If you can accept an old cop being possessed by an evil god who can shoot beams out of his eyes that can destroy a person or send the person alive into the past, then you can probably accept an old cop being possessed by an evil god who can shoot beams out of his eyes that can destroy a person and send the person alive into the past. Can't you?

Back in Time

A clever twist of Final Crisis is that one cover of the first issue showed the bat, super, and wonder symbols with a typical cave drawing of deer. This finished painting, which you see before the first page of the series, is not part of the narration anywhere until you get to the last page, when you see Batman beginning the painting.

Why did the Daily Planet's rocket land right where the Omega Sanction dropped off Bruce? Why did every last chunk of Krypton's explosion end up on Earth? Because it's convenient. That's usually a good enough reason.

Good news for our long-lost Batman. Cave Carson and his crew found, in Final Crisis #3, the symbol that Anthro painted in Final Crisis #7. If that's the same exact rendition, then Bruce's art is just a few feet away. His return to the present could be as simple as Cave Carson taking six more swings of a pickax, finding the heroes' symbols in the past, and then summoning some time-traveling JLAers to go get Bruce and bring him back. It could be that simple. Or arbitrarily complex.

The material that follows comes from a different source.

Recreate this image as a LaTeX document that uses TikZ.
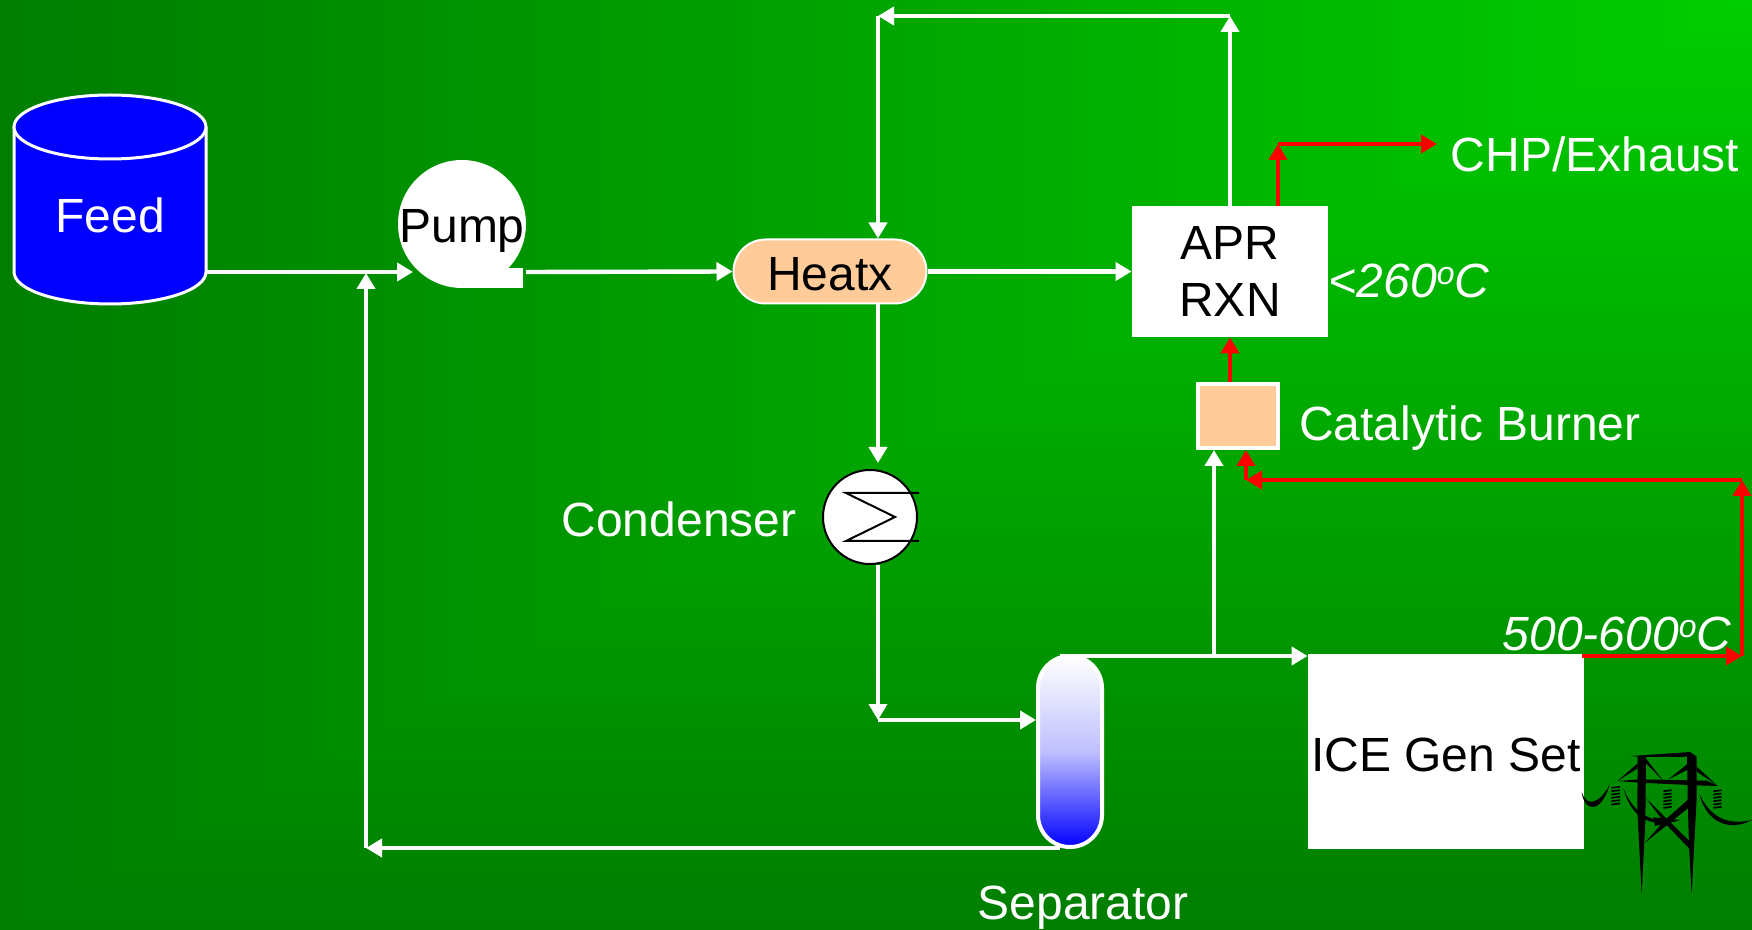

But we do know that Bruce is coming back. The ghostly image seen in the previews for the third arc of Batman and Robin could be related or totally unrelated. (That image might not even be corporeal or even ectoplasmic in the "real" world of the DCU.) But as another post in this blog has mentioned, Grant Morrison has already told us plenty about Bruce Wayne returning to the Batman identity, and when. As for how -- I doubt if it will be as quick as the simple possibility mentioned above. Bruce Wayne's story is never that of someone who overcomes small challenges.